Abstract

Learning is a central task in computer science, and there are various formalisms for capturing the notion. One important model studied in computational learning theory is the PAC model of Valiant (CACM 1984). On the other hand, in cryptography the notion of "learning nothing'' is often modelled by the simulation paradigm: in an interactive protocol, a party learns nothing if it can produce a transcript of the protocol by itself that is indistinguishable from what it gets by interacting with other parties. The most famous example of this paradigm is zero knowledge proofs, introduced by Goldwasser, Micali, and Rackoff (SICOMP 1989). Applebaum et al. (FOCS 2008) observed that a theorem of Ostrovsky and Wigderson (ISTCS 1993) combined with the transformation of one-way functions to pseudo-random functions (Hastad et al. SICOMP 1999, Goldreich et al. J. ACM 1986) implies that if there exist non-trivial languages with zero-knowledge arguments, then no efficient algorithm can PAC learn polynomial-size circuits. They also prove a weak reverse implication, that if a certain non-standard learning task is hard, then zero knowledge is non-trivial. This motivates the question we explore here: can one prove that hardness of PAC learning is equivalent to non-triviality of zero-knowledge?
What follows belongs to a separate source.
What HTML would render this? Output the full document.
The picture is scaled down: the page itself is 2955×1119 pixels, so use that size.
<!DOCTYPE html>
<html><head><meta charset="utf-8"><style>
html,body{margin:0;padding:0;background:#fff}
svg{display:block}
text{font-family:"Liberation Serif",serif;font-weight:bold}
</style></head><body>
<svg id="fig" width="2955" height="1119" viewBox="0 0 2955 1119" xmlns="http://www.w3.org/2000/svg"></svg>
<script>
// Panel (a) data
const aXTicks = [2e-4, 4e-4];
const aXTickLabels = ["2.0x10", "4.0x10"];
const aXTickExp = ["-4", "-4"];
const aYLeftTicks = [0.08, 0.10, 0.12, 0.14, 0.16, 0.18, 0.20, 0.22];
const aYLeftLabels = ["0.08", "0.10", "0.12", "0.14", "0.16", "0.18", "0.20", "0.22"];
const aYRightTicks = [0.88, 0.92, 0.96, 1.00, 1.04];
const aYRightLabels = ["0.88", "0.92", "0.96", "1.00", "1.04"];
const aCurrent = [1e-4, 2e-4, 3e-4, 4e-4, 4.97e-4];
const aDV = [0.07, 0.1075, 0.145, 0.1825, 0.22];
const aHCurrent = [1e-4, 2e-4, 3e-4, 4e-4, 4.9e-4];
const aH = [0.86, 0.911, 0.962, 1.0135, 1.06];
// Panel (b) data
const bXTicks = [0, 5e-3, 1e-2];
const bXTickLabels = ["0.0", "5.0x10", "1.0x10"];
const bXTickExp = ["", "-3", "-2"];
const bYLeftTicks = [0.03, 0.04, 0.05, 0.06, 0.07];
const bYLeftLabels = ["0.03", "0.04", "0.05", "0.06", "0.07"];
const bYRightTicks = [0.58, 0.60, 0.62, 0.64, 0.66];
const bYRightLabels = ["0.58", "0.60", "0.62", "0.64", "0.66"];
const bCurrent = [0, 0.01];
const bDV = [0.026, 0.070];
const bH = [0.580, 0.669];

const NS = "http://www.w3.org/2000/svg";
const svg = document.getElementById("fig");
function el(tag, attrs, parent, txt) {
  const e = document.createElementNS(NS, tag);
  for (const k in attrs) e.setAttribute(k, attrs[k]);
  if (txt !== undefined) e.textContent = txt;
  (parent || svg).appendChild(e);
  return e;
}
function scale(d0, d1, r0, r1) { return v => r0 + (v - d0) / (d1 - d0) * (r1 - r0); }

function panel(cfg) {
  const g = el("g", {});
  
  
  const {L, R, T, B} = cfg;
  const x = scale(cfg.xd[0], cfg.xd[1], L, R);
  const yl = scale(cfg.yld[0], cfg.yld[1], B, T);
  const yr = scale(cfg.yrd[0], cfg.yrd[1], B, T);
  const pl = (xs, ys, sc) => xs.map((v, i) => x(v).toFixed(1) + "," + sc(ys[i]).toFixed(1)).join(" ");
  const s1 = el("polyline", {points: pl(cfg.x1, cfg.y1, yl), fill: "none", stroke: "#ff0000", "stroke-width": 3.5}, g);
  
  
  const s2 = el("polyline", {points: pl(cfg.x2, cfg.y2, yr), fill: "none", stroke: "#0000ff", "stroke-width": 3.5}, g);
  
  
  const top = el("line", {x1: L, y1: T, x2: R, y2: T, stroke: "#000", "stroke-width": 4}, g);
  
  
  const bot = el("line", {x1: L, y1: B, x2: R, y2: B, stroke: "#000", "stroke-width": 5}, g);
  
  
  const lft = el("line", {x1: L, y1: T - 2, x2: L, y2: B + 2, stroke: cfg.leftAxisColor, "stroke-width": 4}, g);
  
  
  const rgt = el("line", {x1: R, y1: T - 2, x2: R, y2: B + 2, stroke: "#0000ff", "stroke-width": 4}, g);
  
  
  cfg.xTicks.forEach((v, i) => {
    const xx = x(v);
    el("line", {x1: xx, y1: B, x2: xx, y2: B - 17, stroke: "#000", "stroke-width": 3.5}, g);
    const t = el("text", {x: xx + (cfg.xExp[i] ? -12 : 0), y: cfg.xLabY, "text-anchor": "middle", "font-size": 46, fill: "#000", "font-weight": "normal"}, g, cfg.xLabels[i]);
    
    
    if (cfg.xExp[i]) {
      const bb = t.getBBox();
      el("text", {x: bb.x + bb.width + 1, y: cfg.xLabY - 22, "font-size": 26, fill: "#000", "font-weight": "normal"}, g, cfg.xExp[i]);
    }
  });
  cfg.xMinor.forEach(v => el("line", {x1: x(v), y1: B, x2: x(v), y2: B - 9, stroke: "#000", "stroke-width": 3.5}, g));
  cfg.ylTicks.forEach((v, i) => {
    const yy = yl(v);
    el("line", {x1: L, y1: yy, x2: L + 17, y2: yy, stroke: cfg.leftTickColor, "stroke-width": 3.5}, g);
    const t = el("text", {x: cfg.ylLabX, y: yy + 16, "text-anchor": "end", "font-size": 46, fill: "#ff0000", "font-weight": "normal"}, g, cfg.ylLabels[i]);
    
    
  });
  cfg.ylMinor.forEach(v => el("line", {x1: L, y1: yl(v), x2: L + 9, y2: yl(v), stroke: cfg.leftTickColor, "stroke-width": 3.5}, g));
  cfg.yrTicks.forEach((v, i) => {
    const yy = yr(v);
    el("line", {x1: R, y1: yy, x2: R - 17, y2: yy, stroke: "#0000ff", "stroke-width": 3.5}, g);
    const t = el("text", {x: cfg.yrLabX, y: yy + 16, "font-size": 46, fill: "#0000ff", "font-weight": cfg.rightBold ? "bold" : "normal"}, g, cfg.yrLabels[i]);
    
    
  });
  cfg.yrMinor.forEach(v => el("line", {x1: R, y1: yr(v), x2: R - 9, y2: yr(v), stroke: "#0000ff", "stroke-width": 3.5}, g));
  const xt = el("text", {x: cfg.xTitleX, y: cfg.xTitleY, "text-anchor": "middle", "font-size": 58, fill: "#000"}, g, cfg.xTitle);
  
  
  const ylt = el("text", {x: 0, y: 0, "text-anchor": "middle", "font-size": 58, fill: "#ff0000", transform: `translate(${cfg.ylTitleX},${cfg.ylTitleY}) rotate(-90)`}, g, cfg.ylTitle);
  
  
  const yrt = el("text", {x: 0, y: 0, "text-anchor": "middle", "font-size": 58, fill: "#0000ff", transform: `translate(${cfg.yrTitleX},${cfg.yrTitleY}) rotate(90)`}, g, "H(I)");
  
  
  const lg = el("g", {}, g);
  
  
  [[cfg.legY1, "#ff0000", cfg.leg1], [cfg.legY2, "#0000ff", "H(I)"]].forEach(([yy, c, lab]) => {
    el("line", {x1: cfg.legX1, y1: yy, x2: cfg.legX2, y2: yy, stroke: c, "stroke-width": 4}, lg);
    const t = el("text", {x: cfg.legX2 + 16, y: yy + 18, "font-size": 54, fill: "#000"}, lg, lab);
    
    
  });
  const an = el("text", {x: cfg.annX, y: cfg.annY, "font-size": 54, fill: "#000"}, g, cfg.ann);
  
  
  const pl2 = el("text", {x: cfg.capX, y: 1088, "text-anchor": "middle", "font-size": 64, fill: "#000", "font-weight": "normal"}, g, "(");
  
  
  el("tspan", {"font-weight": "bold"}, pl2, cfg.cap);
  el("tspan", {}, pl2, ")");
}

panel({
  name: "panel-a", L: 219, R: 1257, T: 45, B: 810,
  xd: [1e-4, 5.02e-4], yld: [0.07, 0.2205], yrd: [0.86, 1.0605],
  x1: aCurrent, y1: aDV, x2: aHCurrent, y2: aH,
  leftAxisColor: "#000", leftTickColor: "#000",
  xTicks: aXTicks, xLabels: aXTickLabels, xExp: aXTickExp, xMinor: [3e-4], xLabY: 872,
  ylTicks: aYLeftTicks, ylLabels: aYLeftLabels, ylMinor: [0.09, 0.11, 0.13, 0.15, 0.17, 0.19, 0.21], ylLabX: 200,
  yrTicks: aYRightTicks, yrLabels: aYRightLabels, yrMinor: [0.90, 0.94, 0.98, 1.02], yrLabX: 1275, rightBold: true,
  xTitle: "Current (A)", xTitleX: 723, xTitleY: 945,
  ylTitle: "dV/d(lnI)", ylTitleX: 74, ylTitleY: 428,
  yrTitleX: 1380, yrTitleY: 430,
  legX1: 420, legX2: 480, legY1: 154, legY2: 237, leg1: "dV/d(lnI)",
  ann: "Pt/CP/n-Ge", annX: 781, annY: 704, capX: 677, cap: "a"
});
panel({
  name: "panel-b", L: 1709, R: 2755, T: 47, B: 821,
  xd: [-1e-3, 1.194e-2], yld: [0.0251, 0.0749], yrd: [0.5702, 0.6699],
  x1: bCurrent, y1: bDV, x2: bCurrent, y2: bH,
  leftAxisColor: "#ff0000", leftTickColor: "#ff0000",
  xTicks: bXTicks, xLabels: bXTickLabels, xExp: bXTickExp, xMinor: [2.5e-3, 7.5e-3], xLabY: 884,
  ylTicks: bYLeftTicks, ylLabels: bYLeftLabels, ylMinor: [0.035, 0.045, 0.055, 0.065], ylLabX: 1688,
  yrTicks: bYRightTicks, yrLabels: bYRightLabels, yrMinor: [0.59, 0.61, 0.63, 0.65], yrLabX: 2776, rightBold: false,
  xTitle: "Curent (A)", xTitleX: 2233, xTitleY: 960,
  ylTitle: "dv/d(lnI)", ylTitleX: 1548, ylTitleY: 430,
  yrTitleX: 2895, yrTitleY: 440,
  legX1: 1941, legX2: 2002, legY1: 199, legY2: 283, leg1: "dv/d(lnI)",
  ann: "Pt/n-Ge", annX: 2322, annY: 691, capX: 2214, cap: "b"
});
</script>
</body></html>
We show that this statement cannot be proven via the following techniques: 1. Relativizing techniques: there exists an oracle relative to which learning polynomial-size circuits is hard and yet the class of languages with zero knowledge arguments is trivial. 2. Semi-black-box techniques: if there is a black-box construction of a zero-knowledge argument for an NP-complete language (possibly with a non-black-box security reduction) based on hardness of PAC learning, then NP has statistical zero knowledge proofs, namely NP is contained in SZK. Under the standard conjecture that NP is not contained in SZK, our results imply that most standard techniques do not suffice to prove the equivalence between the non-triviality of zero knowledge and the hardness of PAC learning. Our results hold even when considering non-uniform hardness of PAC learning with membership queries. In addition, our technique relies on a new kind of separating oracle that may be of independent interest.